On the NDSM ferry, looking south to new construction

Amsterdam, obvs

Gate

The rowing coaches cycle along the dyke, keeping pace with the rowers, and shouting instructions at them through megaphones

See what I have to put up with?

Startled I made it this far. Still sucking at selfies.

Aberdeen walk, Sunday 2 December 2016

When I met up with Dave last Saturday evening, we spent some time thinking about the last time we had met up. We weren’t able to put a date or even a year on it, but we reckoned it must have been 2006 or 2007. I had been up in Aberdeen with Alex, probably visiting Grandma McLean, and Dave came to meet us at the Inversnecky Cafe on the Esplanade. Remembering the Inversnecky planed an idea in my head. Instead of having a lazy morning with maybe a bit of shopping the following morning, I got up in reasonable time and went out for a walk instead.

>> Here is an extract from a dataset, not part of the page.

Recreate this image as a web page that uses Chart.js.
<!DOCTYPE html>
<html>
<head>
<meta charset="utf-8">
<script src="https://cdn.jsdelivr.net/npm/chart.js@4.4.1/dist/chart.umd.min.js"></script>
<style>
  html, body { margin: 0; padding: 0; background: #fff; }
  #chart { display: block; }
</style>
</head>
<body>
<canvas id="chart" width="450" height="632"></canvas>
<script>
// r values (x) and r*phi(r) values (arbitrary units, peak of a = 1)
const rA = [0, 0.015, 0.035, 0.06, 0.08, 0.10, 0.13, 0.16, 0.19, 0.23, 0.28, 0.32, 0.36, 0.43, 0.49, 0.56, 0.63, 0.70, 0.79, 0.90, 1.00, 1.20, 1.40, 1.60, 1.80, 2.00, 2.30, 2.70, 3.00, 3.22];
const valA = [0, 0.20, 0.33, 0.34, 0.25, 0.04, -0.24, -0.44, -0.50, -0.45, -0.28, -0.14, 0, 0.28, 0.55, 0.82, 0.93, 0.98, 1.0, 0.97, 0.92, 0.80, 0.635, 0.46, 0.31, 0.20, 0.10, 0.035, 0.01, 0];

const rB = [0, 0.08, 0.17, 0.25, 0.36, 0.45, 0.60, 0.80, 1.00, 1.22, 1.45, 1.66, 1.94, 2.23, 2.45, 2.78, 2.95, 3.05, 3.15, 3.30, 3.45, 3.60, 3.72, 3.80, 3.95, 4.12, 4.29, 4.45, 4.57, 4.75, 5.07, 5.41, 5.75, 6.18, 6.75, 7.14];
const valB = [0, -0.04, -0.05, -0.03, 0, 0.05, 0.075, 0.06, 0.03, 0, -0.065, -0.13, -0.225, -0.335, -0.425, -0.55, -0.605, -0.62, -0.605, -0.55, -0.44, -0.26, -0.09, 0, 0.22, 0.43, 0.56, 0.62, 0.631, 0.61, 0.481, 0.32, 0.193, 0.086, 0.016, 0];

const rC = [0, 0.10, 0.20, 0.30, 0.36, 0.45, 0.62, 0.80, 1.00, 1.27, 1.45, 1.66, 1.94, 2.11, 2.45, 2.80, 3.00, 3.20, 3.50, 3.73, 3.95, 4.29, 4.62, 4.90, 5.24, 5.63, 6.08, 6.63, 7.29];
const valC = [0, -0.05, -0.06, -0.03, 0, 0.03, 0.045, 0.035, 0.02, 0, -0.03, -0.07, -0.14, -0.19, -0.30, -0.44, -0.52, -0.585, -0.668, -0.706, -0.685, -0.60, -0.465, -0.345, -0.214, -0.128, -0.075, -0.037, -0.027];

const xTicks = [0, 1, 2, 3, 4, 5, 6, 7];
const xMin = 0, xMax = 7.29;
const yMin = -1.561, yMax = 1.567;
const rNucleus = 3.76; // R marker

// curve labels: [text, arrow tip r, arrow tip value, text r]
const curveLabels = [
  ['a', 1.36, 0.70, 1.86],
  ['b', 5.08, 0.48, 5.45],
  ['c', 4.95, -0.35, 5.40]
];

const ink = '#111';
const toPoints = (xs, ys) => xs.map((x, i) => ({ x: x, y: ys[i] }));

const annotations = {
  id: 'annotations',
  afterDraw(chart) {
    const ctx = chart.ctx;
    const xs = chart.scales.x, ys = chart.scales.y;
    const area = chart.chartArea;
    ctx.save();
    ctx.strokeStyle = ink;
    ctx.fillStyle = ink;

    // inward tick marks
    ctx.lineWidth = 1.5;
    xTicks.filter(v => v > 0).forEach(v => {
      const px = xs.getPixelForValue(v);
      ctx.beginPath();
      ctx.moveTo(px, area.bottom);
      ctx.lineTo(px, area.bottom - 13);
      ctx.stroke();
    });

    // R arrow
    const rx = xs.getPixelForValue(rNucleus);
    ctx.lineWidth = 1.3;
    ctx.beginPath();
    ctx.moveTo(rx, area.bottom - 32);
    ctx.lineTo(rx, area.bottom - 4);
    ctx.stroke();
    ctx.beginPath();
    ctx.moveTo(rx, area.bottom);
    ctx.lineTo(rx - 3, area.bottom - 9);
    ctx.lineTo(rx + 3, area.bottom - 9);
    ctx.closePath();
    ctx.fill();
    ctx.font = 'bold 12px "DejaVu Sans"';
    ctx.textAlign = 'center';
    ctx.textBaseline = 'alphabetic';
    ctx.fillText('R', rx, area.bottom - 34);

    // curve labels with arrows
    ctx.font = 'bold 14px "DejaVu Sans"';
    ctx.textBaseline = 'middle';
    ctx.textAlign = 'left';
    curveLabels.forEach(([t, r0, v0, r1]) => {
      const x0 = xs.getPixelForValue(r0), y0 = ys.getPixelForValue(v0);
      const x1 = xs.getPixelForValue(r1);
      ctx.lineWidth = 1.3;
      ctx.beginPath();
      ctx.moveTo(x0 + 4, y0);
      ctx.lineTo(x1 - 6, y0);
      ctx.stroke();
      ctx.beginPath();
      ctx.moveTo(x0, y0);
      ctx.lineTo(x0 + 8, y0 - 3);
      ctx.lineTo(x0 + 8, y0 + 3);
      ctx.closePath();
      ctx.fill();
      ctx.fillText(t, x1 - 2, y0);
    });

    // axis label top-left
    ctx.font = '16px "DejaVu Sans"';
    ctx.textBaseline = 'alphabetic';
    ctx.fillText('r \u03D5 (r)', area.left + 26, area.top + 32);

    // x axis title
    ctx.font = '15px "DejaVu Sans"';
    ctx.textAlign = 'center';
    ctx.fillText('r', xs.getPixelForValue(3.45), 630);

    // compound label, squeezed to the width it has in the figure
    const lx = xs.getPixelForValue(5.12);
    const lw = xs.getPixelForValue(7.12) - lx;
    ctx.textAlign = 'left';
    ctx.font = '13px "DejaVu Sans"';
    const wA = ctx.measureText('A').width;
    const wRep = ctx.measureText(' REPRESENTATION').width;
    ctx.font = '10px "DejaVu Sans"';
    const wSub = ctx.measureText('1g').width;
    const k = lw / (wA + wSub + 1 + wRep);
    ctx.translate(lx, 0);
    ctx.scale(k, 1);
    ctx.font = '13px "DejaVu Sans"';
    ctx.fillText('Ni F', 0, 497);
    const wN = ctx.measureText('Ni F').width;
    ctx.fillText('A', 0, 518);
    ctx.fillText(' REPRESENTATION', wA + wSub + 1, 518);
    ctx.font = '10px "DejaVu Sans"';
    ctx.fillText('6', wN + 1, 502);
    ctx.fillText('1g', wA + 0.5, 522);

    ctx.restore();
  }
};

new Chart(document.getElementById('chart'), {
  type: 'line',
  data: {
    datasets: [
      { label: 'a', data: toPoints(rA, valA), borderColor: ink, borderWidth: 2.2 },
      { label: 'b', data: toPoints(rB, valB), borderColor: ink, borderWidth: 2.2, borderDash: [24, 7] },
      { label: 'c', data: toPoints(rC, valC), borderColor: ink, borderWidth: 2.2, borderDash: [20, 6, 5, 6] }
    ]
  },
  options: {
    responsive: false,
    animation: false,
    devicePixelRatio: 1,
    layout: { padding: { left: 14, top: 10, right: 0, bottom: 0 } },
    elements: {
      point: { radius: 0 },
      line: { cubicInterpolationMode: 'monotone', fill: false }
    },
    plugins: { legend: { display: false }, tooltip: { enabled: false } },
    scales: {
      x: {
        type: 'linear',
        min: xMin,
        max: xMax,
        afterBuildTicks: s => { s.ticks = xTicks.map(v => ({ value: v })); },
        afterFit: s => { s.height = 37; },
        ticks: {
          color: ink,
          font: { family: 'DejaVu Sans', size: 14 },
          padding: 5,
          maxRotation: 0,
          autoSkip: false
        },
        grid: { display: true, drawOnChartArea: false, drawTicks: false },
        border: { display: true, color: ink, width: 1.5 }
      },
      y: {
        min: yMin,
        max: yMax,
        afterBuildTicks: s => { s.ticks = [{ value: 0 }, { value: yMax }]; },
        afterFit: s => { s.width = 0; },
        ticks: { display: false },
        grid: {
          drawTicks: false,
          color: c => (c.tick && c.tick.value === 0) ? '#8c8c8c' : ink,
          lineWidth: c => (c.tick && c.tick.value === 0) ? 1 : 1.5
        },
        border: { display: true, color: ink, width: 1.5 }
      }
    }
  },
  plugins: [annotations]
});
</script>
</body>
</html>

My first stop was a beautiful piece of graffiti I had spotted from my hotel window. It covers the maintenance door of the multi-storey car park on Denburn Road.

Good graffiti

Less good graffiti

I didn’t go down into the harbour, but walked along the A956 and up Beach Boulevard to the Esplanade, where I had a lovely full Scottish breakfast at the Inversnecky and read my book. I noticed the joke on the chalkboard outside (“I bought my wife a new fridge for Christmas. I can’t wait to see her face light up when she opens it”), but I hadn’t realized that the café has become a social media phenomenon as a result.

Seagulls.

Don’t mess with the tide.

I walked along the Esplanade for a bit, then cut down past Pittodrie and along Golf Road to the flat where my grandparents Sutherland used to live.

Tunnel near Pittodrie

The beach erosion defenses look like colossal whale tails

Along School Road, and back to Union Street via King Street. Not a super long walk, but enough to give me a blast of Aberdeen memories. There is something about the granite buildings with their occasional towers and crenellations that make the old town feel slightly out of time. The granite is so solid and constant that old and new buildings look like they are of the same age. This might be what a city would look like if a middle-age fortress mentality had persisted into the twentieth century.

The perenially uneven white-on-black Aberdeen street name signs charm me

Aberdeen Central Fire Brigade Station. Now student housing.